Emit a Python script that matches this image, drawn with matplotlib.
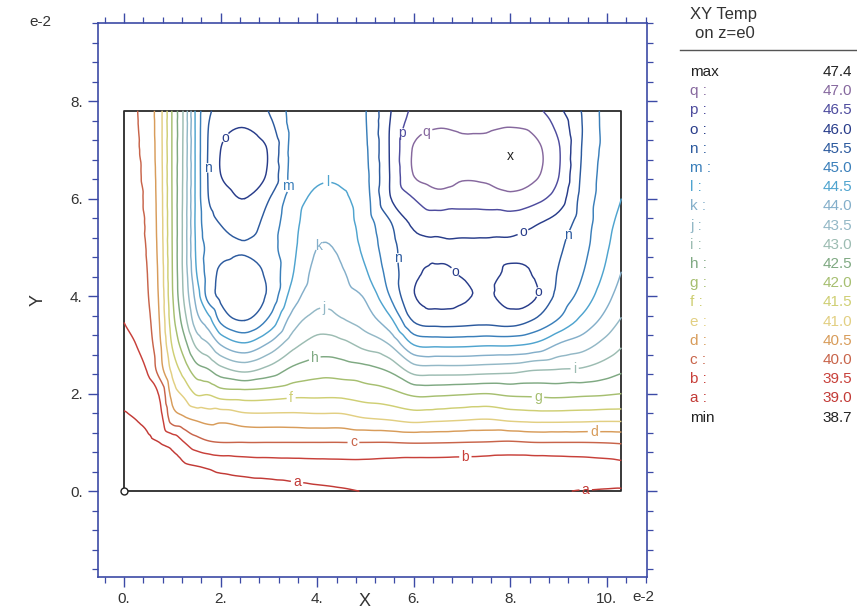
import matplotlib
matplotlib.use('Agg')
import matplotlib.pyplot as plt
import matplotlib.tri as mtri
from matplotlib.ticker import MultipleLocator
from matplotlib.lines import Line2D
import numpy as np

plt.rcParams['font.family'] = ['Liberation Sans', 'DejaVu Sans']

x_pos = [0.0, 0.25, 0.5, 0.75, 1.0, 1.25, 1.5, 1.75, 2.0, 2.5, 3.0, 3.5, 4.0, 4.5,
         5.0, 5.5, 6.0, 6.5, 7.0, 7.5, 8.0, 8.5, 9.0, 9.5, 10.0, 10.3]
y_pos = [0.0, 0.5, 1.0, 1.5, 2.0, 2.5, 3.0, 3.5, 4.0, 4.5, 5.0, 5.5, 6.0, 6.5, 7.0, 7.5, 7.8]

# temperature, one list per x position, going from y=0 up to y=7.8
temp_cols = [
    [38.70, 38.76, 38.84, 38.96, 39.10, 39.24, 39.38, 39.51, 39.58, 39.62, 39.65, 39.67, 39.69, 39.71, 39.73, 39.74, 39.75],
    [38.70, 38.80, 38.90, 39.01, 39.16, 39.33, 39.50, 39.66, 39.76, 39.82, 39.86, 39.88, 39.90, 39.92, 39.94, 39.96, 39.97],
    [38.71, 38.83, 38.95, 39.08, 39.30, 39.57, 39.78, 39.90, 39.99, 40.03, 40.07, 40.10, 40.13, 40.17, 40.20, 40.23, 40.25],
    [38.72, 38.86, 39.01, 39.35, 39.60, 40.30, 40.45, 40.57, 40.65, 40.70, 40.75, 40.78, 40.80, 40.82, 40.84, 40.85, 40.85],
    [38.73, 38.90, 39.15, 40.25, 40.70, 41.15, 41.55, 41.80, 41.95, 42.00, 42.02, 42.03, 42.04, 42.05, 42.05, 42.05, 42.05],
    [38.74, 38.93, 39.50, 40.45, 41.12, 41.75, 42.30, 42.80, 43.10, 43.20, 43.22, 43.22, 43.20, 43.18, 43.17, 43.15, 43.15],
    [38.75, 38.98, 39.80, 40.60, 41.55, 42.30, 43.10, 43.80, 44.20, 44.50, 44.60, 44.65, 44.65, 44.65, 44.65, 44.65, 44.65],
    [38.76, 39.05, 39.95, 40.70, 41.55, 42.50, 43.45, 44.30, 45.20, 45.20, 45.12, 45.30, 45.50, 45.55, 45.55, 45.50, 45.40],
    [38.77, 39.13, 40.00, 40.65, 41.75, 42.85, 44.00, 45.10, 45.60, 45.58, 45.32, 45.52, 45.75, 46.00, 46.00, 45.80, 45.65],
    [38.78, 39.20, 40.00, 40.80, 41.80, 43.15, 44.40, 45.50, 45.73, 45.66, 45.46, 45.72, 46.00, 46.25, 46.25, 45.97, 45.80],
    [38.80, 39.24, 40.00, 40.82, 41.75, 42.85, 43.90, 44.90, 45.40, 45.38, 45.20, 45.30, 45.52, 45.92, 45.95, 45.65, 45.48],
    [38.85, 39.27, 40.00, 40.82, 41.65, 42.40, 43.15, 43.75, 44.25, 44.52, 44.60, 44.65, 44.75, 44.80, 44.82, 44.85, 44.85],
    [38.90, 39.30, 40.00, 40.85, 41.63, 42.22, 42.78, 43.30, 43.68, 43.85, 44.00, 44.20, 44.40, 44.58, 44.70, 44.76, 44.78],
    [38.95, 39.32, 40.00, 40.85, 41.63, 42.25, 42.85, 43.45, 43.78, 43.95, 44.10, 44.28, 44.42, 44.60, 44.72, 44.78, 44.80],
    [39.01, 39.33, 40.00, 41.00, 41.75, 42.35, 43.15, 43.75, 44.07, 44.45, 44.65, 44.75, 44.82, 44.88, 44.93, 44.97, 44.98],
    [39.03, 39.30, 40.00, 41.08, 41.85, 42.60, 43.50, 44.35, 45.00, 45.20, 45.30, 45.45, 45.95, 46.00, 46.02, 46.00, 45.95],
    [39.04, 39.27, 40.03, 41.20, 42.10, 43.25, 44.50, 45.55, 45.97, 45.90, 45.85, 46.10, 46.50, 47.02, 47.05, 46.75, 46.60],
    [39.05, 39.27, 40.02, 41.15, 42.10, 43.30, 44.60, 45.72, 46.15, 46.05, 45.92, 46.20, 46.80, 47.25, 47.30, 46.95, 46.70],
    [39.05, 39.25, 40.00, 41.10, 42.05, 43.30, 44.60, 45.70, 46.06, 45.97, 45.90, 46.25, 46.70, 47.08, 47.15, 46.90, 46.75],
    [39.05, 39.22, 39.98, 41.05, 42.00, 43.25, 44.55, 45.65, 45.94, 45.88, 45.90, 46.25, 46.72, 47.12, 47.18, 46.90, 46.75],
    [39.05, 39.20, 39.95, 41.15, 42.10, 43.20, 44.55, 45.72, 46.15, 46.05, 45.93, 46.20, 46.85, 47.30, 47.38, 46.97, 46.80],
    [39.04, 39.20, 40.00, 41.20, 42.12, 43.05, 44.40, 45.45, 46.05, 45.96, 45.85, 46.05, 46.65, 47.10, 47.15, 46.85, 46.65],
    [39.02, 39.22, 40.00, 41.20, 42.15, 43.00, 43.95, 44.95, 45.35, 45.47, 45.58, 45.80, 46.25, 46.52, 46.55, 46.35, 46.12],
    [38.99, 39.25, 40.00, 41.18, 42.10, 42.95, 43.70, 44.35, 44.80, 45.02, 45.15, 45.25, 45.32, 45.40, 45.45, 45.48, 45.45],
    [38.97, 39.30, 40.02, 41.15, 42.05, 42.75, 43.30, 43.80, 44.15, 44.40, 44.55, 44.65, 44.75, 44.80, 44.85, 44.85, 44.85],
    [38.96, 39.35, 40.05, 41.15, 42.00, 42.60, 43.05, 43.45, 43.75, 44.00, 44.20, 44.35, 44.50, 44.62, 44.70, 44.75, 44.78],
]

# contour levels a..q
level_names = ['a', 'b', 'c', 'd', 'e', 'f', 'g', 'h', 'i', 'j', 'k', 'l', 'm', 'n', 'o', 'p', 'q']
level_values = [39.0, 39.5, 40.0, 40.5, 41.0, 41.5, 42.0, 42.5, 43.0, 43.5, 44.0,
                44.5, 45.0, 45.5, 46.0, 46.5, 47.0]
level_colors = ['#c23a36', '#c8403a', '#c8644a', '#d89c5a', '#e2cf82', '#cfcf74', '#a6bf70',
                '#7fa982', '#9cbcb2', '#93b8c6', '#84afca', '#4fa4cf', '#3a7fba', '#2c5a9e',
                '#283c8a', '#4e4c9e', '#86689e']

# where the letters sit on the lines
label_spots = [(2.07, 7.26), (1.82, 6.63), (3.44, 6.26), (4.2, 6.42), (3.9, 5.09),
               (4.13, 3.71), (3.92, 2.79), (3.46, 1.91), (4.75, 1.0), (3.59, 0.23),
               (7.07, 0.68), (9.73, 1.19), (8.57, 1.91), (9.32, 2.65), (5.87, 4.78),
               (6.83, 4.49), (8.63, 4.08), (8.28, 5.29), (9.32, 5.23), (5.79, 7.34),
               (6.29, 7.34), (9.56, 0.03)]

xticks = [0, 2, 4, 6, 8, 10]
yticks = [0, 2, 4, 6, 8]
axis_blue = '#3c4aa6'

fig = plt.figure(figsize=(8.57, 6.10), dpi=100)
ax = fig.add_axes([98 / 857, 33 / 610, 549 / 857, 554 / 610])

# smooth the read-off grid with matplotlib's cubic tri refiner
X, Y = np.meshgrid(x_pos, y_pos)
T = np.array(temp_cols).T
tri = mtri.Triangulation(X.ravel(), Y.ravel())
interp = mtri.CubicTriInterpolator(tri, T.ravel(), kind='geom')
tri_f, t_f = mtri.UniformTriRefiner(tri).refine_field(T.ravel(), triinterpolator=interp, subdiv=3)

cs = ax.tricontour(tri_f, t_f, levels=level_values, colors=level_colors, linewidths=1.05)
labels = ax.clabel(cs, fmt=dict(zip(level_values, level_names)), manual=label_spots,
                   inline=True, inline_spacing=3, fontsize=10)
for t in labels:
    t.set_rotation(0)  # letters stand upright in the original

# domain outline, origin and location of the maximum
x0, x1, y0, y1 = x_pos[0], x_pos[-1], y_pos[0], y_pos[-1]
ax.plot([x0, x1, x1, x0, x0], [y0, y0, y1, y1, y0], color='#2a2a2a', lw=1.3, zorder=1)
ax.plot(x0, y0, 'o', mfc='white', mec='#222222', ms=5, mew=1.0, zorder=3)
imax = np.argmax(t_f)
ax.text(tri_f.x[imax], tri_f.y[imax], 'x', ha='center', va='center', fontsize=10, color='#222222')

ax.set_xlim(-0.54, 10.83)
ax.set_ylim(-1.76, 9.6)
ax.set_xticks(xticks, labels=[f'{t}.' for t in xticks])
ax.set_yticks(yticks, labels=[f'{t}.' for t in yticks])
ax.xaxis.set_minor_locator(MultipleLocator(0.4))
ax.yaxis.set_minor_locator(MultipleLocator(0.4))
ax.tick_params(which='both', direction='out', top=True, right=True, color=axis_blue,
               labelcolor='#333333', labelsize=11)
ax.tick_params(which='major', length=7, width=1.0, pad=4)
ax.tick_params(which='minor', length=4, width=0.9)
for sp in ax.spines.values():
    sp.set_color(axis_blue)
    sp.set_linewidth(1.2)

ax.text(0.486, -0.045, 'X', transform=ax.transAxes, ha='center', va='center', fontsize=13, color='#333333')
ax.text(-0.109, 0.5, 'Y', transform=ax.transAxes, ha='center', va='center', fontsize=13,
        rotation=90, color='#333333')
fig.text(40 / 857, 1 - 22 / 610, 'e-2', ha='center', va='center', fontsize=11, color='#333333')
fig.text(643 / 857, 1 - 597 / 610, 'e-2', ha='center', va='center', fontsize=11, color='#333333')

# legend column on the right
fig.text(690 / 857, 1 - 15 / 610, 'XY Temp', ha='left', va='center', fontsize=12, color='#333333')
fig.text(695 / 857, 1 - 34 / 610, 'on z=e0', ha='left', va='center', fontsize=12, color='#333333')
fig.add_artist(Line2D([680 / 857, 1.0], [1 - 50 / 610, 1 - 50 / 610], color='#555555', lw=1.0))

rows = [('max', f'{T.max():.1f}', '#222222')]
for name, val, col in reversed(list(zip(level_names, level_values, level_colors))):
    rows.append((f'{name} :', f'{val:.1f}', col))
rows.append(('min', f'{T.min():.1f}', '#222222'))
for i, (name, val, col) in enumerate(rows):
    yy = 1 - (72 + 19.2 * i) / 610
    fig.text(690 / 857, yy, name, ha='left', va='center', fontsize=11, color=col)
    fig.text(852 / 857, yy, val, ha='right', va='center', fontsize=11, color=col)

fig.savefig('out.png', dpi=100)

Written request »
With the pictures left out, restate word for word every line of the data above, from the first down to the line that contains "7.0, 7.5, 7.8]".

Written response »
Emit a Python script that matches this image, drawn with matplotlib.
import matplotlib
matplotlib.use('Agg')
import matplotlib.pyplot as plt
import matplotlib.tri as mtri
from matplotlib.ticker import MultipleLocator
from matplotlib.lines import Line2D
import numpy as np

plt.rcParams['font.family'] = ['Liberation Sans', 'DejaVu Sans']

x_pos = [0.0, 0.25, 0.5, 0.75, 1.0, 1.25, 1.5, 1.75, 2.0, 2.5, 3.0, 3.5, 4.0, 4.5,
         5.0, 5.5, 6.0, 6.5, 7.0, 7.5, 8.0, 8.5, 9.0, 9.5, 10.0, 10.3]
y_pos = [0.0, 0.5, 1.0, 1.5, 2.0, 2.5, 3.0, 3.5, 4.0, 4.5, 5.0, 5.5, 6.0, 6.5, 7.0, 7.5, 7.8]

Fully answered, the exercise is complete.